Renovation of Newport’s international terminal, a 17-acre facility with 1,000 feet of deepwater waterfront, docks and storage facilities, plus additional adjacent acres of industrial land, is to be completed by year’s end. Also ongoing is rehabilitation of the port’s moorage dock, over a period of several years.

The International Port of Coos Bay, on Oregon’s southern coast recently completed renovation of the Charleston ice dock, which supplies high quality ice to the fleet of some 165 commercial fishing vessels based there, said Elise Hamner, communications and community affairs manager. Federal economic stimulus funds provided half the money for that $700,000 project, Hamner said. The port also owns and maintains the Charleston marina and shipyard, with myriad vessel support service businesses, fish plants and fish buying stations.

All the ports also provide boat yards with lift facilities where vessel owners or their appointed contractors can do maintenance and repair on port facilities. Often they are able to contract with skilled professionals in the marine trades operating near the ports.

At smaller ports and harbors, much of the infrastructure is privately owned by processors maintaining all of their own facilities.
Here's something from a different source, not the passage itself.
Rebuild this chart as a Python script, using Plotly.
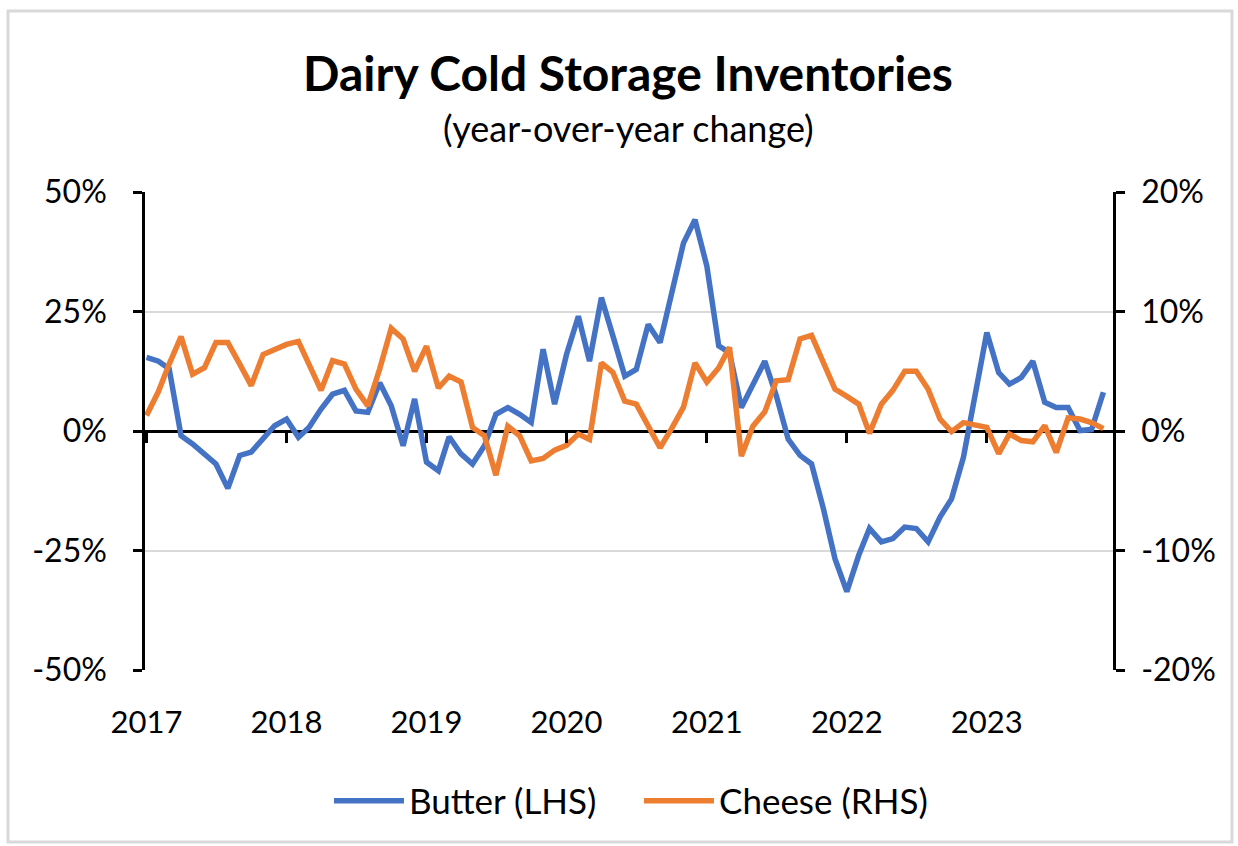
import pandas as pd
import plotly.graph_objects as go

dates = pd.date_range("2017-01-01", periods=83, freq="MS")

butter = [15.4, 14.6, 13.0, -1.0, -2.7, -4.8, -6.9, -12.0, -5.1, -4.4, -1.7, 1.1,
          2.5, -1.3, 0.8, 4.6, 7.7, 8.5, 4.2, 3.9, 10.1, 5.3, -3.1, 6.7,
          -6.5, -8.3, -1.2, -4.8, -6.9, -3.1, 3.5, 4.9, 3.5, 1.8, 17.1, 5.6,
          16.0, 24.0, 14.6, 27.9, 19.9, 11.5, 12.9, 22.3, 18.5, 28.2, 39.3, 44.2,
          34.5, 17.8, 16.4, 4.9, 9.8, 14.6, 7.4, -1.7, -5.1, -6.9, -16.3, -26.7,
          -33.6, -26.0, -20.4, -23.2, -22.5, -20.1, -20.4, -23.2, -18.0, -14.2, -5.5, 8.0,
          20.6, 12.2, 9.8, 11.2, 14.6, 6.0, 4.9, 4.9, 0.1, 0.3, 8.1]

cheese = [1.3, 3.3, 5.6, 7.9, 4.75, 5.3, 7.4, 7.4, 5.6, 3.8, 6.4, 6.8,
          7.25, 7.5, 5.6, 3.4, 5.9, 5.6, 3.5, 2.1, 5.2, 8.6, 7.7, 5.0,
          7.1, 3.6, 4.6, 4.1, 0.3, -0.4, -3.7, 0.4, -0.4, -2.5, -2.3, -1.6,
          -1.2, -0.25, -0.7, 5.7, 4.9, 2.5, 2.25, 0.45, -1.4, 0.2, 2.0, 5.7,
          4.1, 5.3, 7.0, -2.1, 0.4, 1.6, 4.2, 4.3, 7.7, 8.0, 5.6, 3.5,
          2.9, 2.25, -0.2, 2.25, 3.4, 5.0, 5.0, 3.5, 1.0, -0.05, 0.7, 0.45,
          0.3, -1.9, -0.25, -0.8, -0.9, 0.45, -1.8, 1.1, 1.0, 0.7, 0.2]

year_ticks = pd.date_range("2017-01-01", periods=7, freq="YS")
year_labels = [str(d.year) for d in year_ticks]

left_ticks = [-50, -25, 0, 25, 50]
left_labels = ["-50%", "-25%", "0%", "25%", "50%"]
right_ticks = [-20, -10, 0, 10, 20]
right_labels = ["-20%", "-10%", "0%", "10%", "20%"]

BLUE = "#4472C4"
ORANGE = "#ED7D31"
FONT = "Lato"
xrange_ = ["2016-12-28", "2023-11-26"]

fig = go.Figure()
fig.add_trace(go.Scatter(x=dates, y=butter, name="Butter (LHS)", mode="lines",
                         line=dict(color=BLUE, width=5.5), yaxis="y"))
fig.add_trace(go.Scatter(x=dates, y=cheese, name="Cheese (RHS)", mode="lines",
                         line=dict(color=ORANGE, width=5.5), yaxis="y2"))

# helper axis only for the year tick marks on the zero line
fig.add_trace(go.Scatter(x=[dates[0]], y=[None], xaxis="x2", yaxis="y",
                         showlegend=False, hoverinfo="skip"))

L, R, T, B = 145, 125, 192, 176
W, H = 1238, 846
ph = H - T - B
pw = W - L - R
zero_pos = (670 - 432) / ph

fig.update_layout(
    width=W, height=H,
    margin=dict(l=L, r=R, t=T, b=B, pad=0),
    paper_bgcolor="white", plot_bgcolor="white",
    font=dict(family=FONT, color="#000000", size=30),
    title=dict(text="<b>Dairy Cold Storage Inventories</b>", x=(628 - L) / pw, xref="paper",
               xanchor="center", y=1 - 74 / H, yanchor="middle",
               font=dict(family=FONT, size=48, color="#000000")),
    xaxis=dict(type="date", range=xrange_, tickvals=year_ticks, ticktext=year_labels,
               showgrid=False, showline=False, ticks="", zeroline=False,
               tickfont=dict(size=31), ticklabelstandoff=31),
    xaxis2=dict(type="date", range=xrange_, overlaying="x", anchor="free",
                position=zero_pos, tickvals=year_ticks, showticklabels=False,
                ticks="outside", ticklen=10, tickwidth=2.5, tickcolor="#000000",
                showline=False, showgrid=False, zeroline=False),
    yaxis=dict(range=[-50, 50], tickvals=left_ticks, ticktext=left_labels,
               showgrid=True, gridcolor="#d9d9d9", gridwidth=2,
               zeroline=True, zerolinecolor="#000000", zerolinewidth=2.5,
               showline=True, linecolor="#000000", linewidth=2.5,
               ticks="outside", ticklen=9, tickwidth=2.5, tickcolor="#000000",
               tickfont=dict(size=32), ticklabelstandoff=20),
    yaxis2=dict(range=[-20, 20], tickvals=right_ticks, ticktext=right_labels,
                overlaying="y", side="right", showgrid=False, zeroline=False,
                showline=True, linecolor="#000000", linewidth=2.5,
                ticks="outside", ticklen=9, tickwidth=2.5, tickcolor="#000000",
                tickfont=dict(size=32), ticklabelstandoff=10),
    legend=dict(orientation="h", x=(639 - L) / pw, xanchor="center", y=(670 - 801) / ph,
                yanchor="middle", font=dict(size=35), itemwidth=70,
                entrywidth=225, entrywidthmode="pixels",
                bgcolor="rgba(0,0,0,0)"),
    showlegend=True,
)

fig.add_annotation(text="(year-over-year change)", x=(628 - L) / pw, xref="paper", xanchor="center",
                   y=(670 - 128) / ph, yref="paper", yanchor="middle", showarrow=False,
                   font=dict(family=FONT, size=36, color="#000000"))

# outer chart border
fig.add_shape(type="rect", xref="paper", yref="paper",
              x0=(8 - L) / pw, x1=(1232 - L) / pw,
              y0=(670 - 842) / ph, y1=(670 - 11) / ph,
              line=dict(color="#d9d9d9", width=3), layer="below")

fig.write_html("out.html")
With the exception of one port facility, where officials said the addition of more heavy equipment mechanics are needed, all spoke of an adequate labor supply to handle traffic and facilities upkeep.
What lies ahead for all of them is the challenge of replacing and upgrading older docks and other infrastructure, including electrical, water, sewer and other services with facilities that can endure for many years to come in changing climate conditions, while competing against other ports and harbors offering competing services. They are also bracing for how to deal with massive amounts of debris from the Fukushima tsunami, expected to arrive next year.